Despite the fact that Davis maintains that she had gone through the required drug program upon losing custody of her kids and had remained sober up until they were adopted by the Harts, the court still decided to move forward with a non-relative adoption by a couple who not only lived thousands of miles away but had already adopted three children and were facing allegations of abuse. Asgarian paints a photo of a pay-for-play court system, obsessed with “efficiency” rather than empathy. “If you didn’t work your cases out fast enough or get the solution the court wanted—if the court wanted to adopt a kid out but you objected to it, you’re slowing it down, you’re the obstructionist,” said JoAnne Musick, an attorney assigned to the court that handled Devonte’s case. Priscilla’s lawyer told Asgarian, “They think they are doing a service … you get this feeling that they think, ‘You shouldn’t have had any of these kids.’”
While Priscilla moved to a bigger apartment to make room for her sister’s children and continued to fight to regain custody, Devonte and his siblings were adopted out in a decision that ultimately lead to their deaths. Again and again, the Hart saga showcases the ways in the which the child welfare system penalizes families of color while allowing white families to fly under the radar.

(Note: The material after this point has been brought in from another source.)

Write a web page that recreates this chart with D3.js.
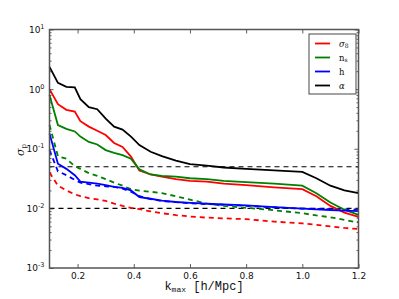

There’s no doubt that Devonte and his siblings should have been removed from Davis’ care—and she fully admits that. What makes no sense is placing them with a family that not only already had three other children but were also facing allegations of abuse, something that, despite Jennifer and Sarah’s sensationalist stories, it seems there was no evidence of in Davis’ home. The move to allow Devonte and his siblings to be adopted into a family several states away reads as nothing more than extraordinarily punitive. It makes clear that the goal was not figuring out what was best for Devonte and his siblings—it was to discipline a black family that had the audacity to make a series of mistakes, even as the abuse in a white family was ignored.
Correction, July 23, 2018: Due to an editing error, this post misstated that Devonte Hart, his adoptive parents, and three of his siblings were found dead. Hart is still missing but presumed dead.